Tuesday, October 30, 2007

Guaranteed Sacrifice-Free

The lack of movement in getting more visas for Iraqis to relocate to the United States is disturbing. While millions have fled both internally and into neighboring countries, visas for Iraqis to the US number in the scant five figures and even lower. It seems intuitive to me that if we destabilized the security situation in their country through our own unilateral action, whatever else might be said about that, we incur some obligation to offer a haven to people whose protection we removed. This is particularly compelling to me when I consider that many of these people are in danger in Iraq because they worked with the Americans, showing faith in our competence and integrity to protect them and help them to improve their lives. Vietnamese political refugees in the United States have developed into an important and prosperous part of the community; Iraqis would be coming into a country that already has one of the largest and most prosperous Arab communities in the world. Why doesn't the administration do the right thing and expedite visas in numbers commensurate with the needs of Iraqi political refugees?
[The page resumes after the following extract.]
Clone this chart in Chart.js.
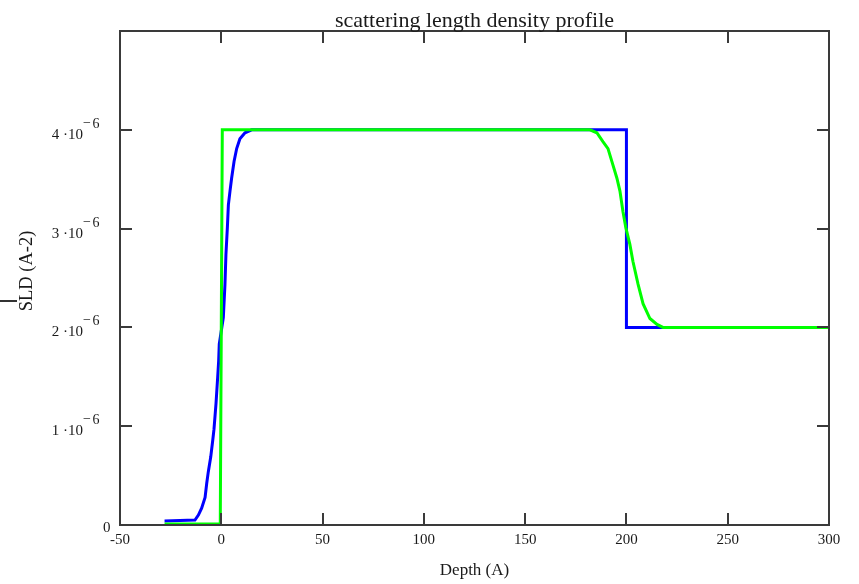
<!DOCTYPE html>
<html>
<head>
<meta charset="utf-8">
<script src="https://cdn.jsdelivr.net/npm/chart.js@4"></script>
<style>
  html, body { margin: 0; padding: 0; background: #fff; }
  #wrap { width: 859px; height: 584px; }
</style>
</head>
<body>
<div id="wrap"><canvas id="sldChart" width="859" height="584"></canvas></div>
<script>
// depth in Angstrom, SLD in units of 1e-6 A^-2
const depthBlue = [-28, -13, -11.3, -9.7, -8.0, -7.2, -6.4, -5.2, -4.2, -3.6, -2.6, -1.8, -1.3, -1.0,
  1.0, 1.8, 2.3, 3.0, 3.5, 4.3, 5.1, 6.3, 7.6, 9.2, 11.7, 15, 200, 200, 300];
const sldBlue = [0.04, 0.05, 0.1, 0.17, 0.28, 0.42, 0.54, 0.69, 0.86, 0.97, 1.23, 1.49, 1.66, 1.83,
  2.10, 2.43, 2.74, 3.01, 3.24, 3.38, 3.51, 3.68, 3.81, 3.91, 3.97, 4.0, 4.0, 2.0, 2.0];

const depthGreen = [-28, -0.5, 0, 0.5, 182, 185.4, 188.4, 190.9, 192.8, 195.3, 196.8, 198.3, 199.7,
  201.7, 203.2, 205.7, 208.2, 211.6, 215.1, 218, 300];
const sldGreen = [0.01, 0.01, 2.0, 4.0, 4.0, 3.97, 3.88, 3.81, 3.68, 3.51, 3.38, 3.17, 3.01,
  2.84, 2.67, 2.44, 2.24, 2.09, 2.03, 2.0, 2.0];

const xTickValues = [0, 50, 100, 150, 200, 250];
const yTickValues = [1, 2, 3, 4];
const yExponent = "6";
const chartTitle = "scattering length density profile";
const xTitle = "Depth (A)";
const yTitle = "SLD (A-2)";

const serif = '"Liberation Serif", "Times New Roman", serif';
const textColor = "#1a1a1a";
const frameColor = "#3a3a3a";

function toPoints(xs, ys) {
  return xs.map((x, i) => ({ x: x, y: ys[i] }));
}

const framePlugin = {
  id: "mathcadFrame",
  afterDraw(chart) {
    const { ctx, chartArea } = chart;
    const xs = chart.scales.x;
    const ys = chart.scales.y;
    const { left, right, top, bottom } = chartArea;
    const tick = 12;

    ctx.save();
    ctx.strokeStyle = frameColor;
    ctx.lineWidth = 2;
    ctx.strokeRect(left, top, right - left, bottom - top);

    ctx.beginPath();
    xTickValues.forEach(v => {
      const px = Math.round(xs.getPixelForValue(v));
      ctx.moveTo(px, bottom);
      ctx.lineTo(px, bottom - tick);
      ctx.moveTo(px, top);
      ctx.lineTo(px, top + tick);
    });
    yTickValues.forEach(v => {
      const py = Math.round(ys.getPixelForValue(v));
      ctx.moveTo(left, py);
      ctx.lineTo(left + tick, py);
      ctx.moveTo(right, py);
      ctx.lineTo(right - tick, py);
    });
    ctx.stroke();

    // y tick labels like "4 ·10^-6"
    ctx.fillStyle = textColor;
    yTickValues.forEach(v => {
      const py = ys.getPixelForValue(v);
      ctx.font = "15px " + serif;
      ctx.textAlign = "right";
      ctx.textBaseline = "alphabetic";
      ctx.fillText(v + " \u00B710", 83, py + 9);
      ctx.font = "14px " + serif;
      ctx.textAlign = "left";
      ctx.fillText("\u2212", 83, py - 3);
      ctx.fillText(yExponent, 92.5, py - 2);
    });
    ctx.font = "15px " + serif;
    ctx.textAlign = "left";
    ctx.fillText("0", 103, ys.getPixelForValue(0) + 7);

    // title
    ctx.font = "22px " + serif;
    ctx.textAlign = "center";
    ctx.fillText(chartTitle, (left + right) / 2, 27);

    // y axis title
    ctx.save();
    ctx.translate(27, 271);
    ctx.rotate(-Math.PI / 2);
    ctx.font = "18.5px " + serif;
    ctx.textAlign = "center";
    ctx.textBaseline = "middle";
    ctx.fillText(yTitle, 0, 0);
    ctx.restore();

    // small stray mark at the left edge
    ctx.fillStyle = "#333";
    ctx.fillRect(0, 300, 17, 2);
    ctx.restore();
  }
};

new Chart(document.getElementById("sldChart"), {
  type: "line",
  data: {
    datasets: [
      {
        label: "green",
        data: toPoints(depthGreen, sldGreen),
        borderColor: "#00ff00",
        borderWidth: 3,
        pointRadius: 0,
        tension: 0,
        fill: false,
        clip: 4
      },
      {
        label: "blue",
        data: toPoints(depthBlue, sldBlue),
        borderColor: "#0000ff",
        borderWidth: 3,
        pointRadius: 0,
        tension: 0,
        fill: false,
        clip: 4
      }
    ]
  },
  options: {
    responsive: false,
    animation: false,
    events: [],
    layout: {
      autoPadding: false,
      padding: { top: 31, right: 30, left: 0, bottom: 0 }
    },
    plugins: {
      legend: { display: false },
      tooltip: { enabled: false },
      title: { display: false }
    },
    scales: {
      x: {
        type: "linear",
        min: -50,
        max: 300,
        afterFit(scale) { scale.height = 59; },
        grid: { display: false },
        border: { display: false },
        ticks: {
          stepSize: 50,
          autoSkip: false,
          maxRotation: 0,
          padding: -2,
          color: textColor,
          font: { family: serif, size: 15 }
        },
        title: {
          display: true,
          text: xTitle,
          color: textColor,
          font: { family: serif, size: 17 },
          padding: { top: 0, bottom: 3 }
        }
      },
      y: {
        type: "linear",
        min: 0,
        max: 5,
        afterFit(scale) { scale.width = 120; },
        grid: { display: false },
        border: { display: false },
        ticks: { display: false, stepSize: 1 },
        title: { display: false }
      }
    }
  },
  plugins: [framePlugin]
});
</script>
</body>
</html>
There are several reasons, all bad. The administration is sensitive to conservative sentiment about immigration, an issue with which the administration has to its credit dealt more or less responsibly. The administration has campaigned by waving the bloody shirt of 9/11 so long that they can't now propose to let in some hundreds of thousands of Iraqis, as they should. To start a relatively large relocation program would be seen as acknowledgement of failure in Iraq. But most disturbingly of all, this is an administration that tries to tell the American people that wars can be fought with no sacrifice to Americans in general. The ideology seems to be that the Americans should never be called upon to make some collective sacrifices for a greater good. And that is the real measure of the administration.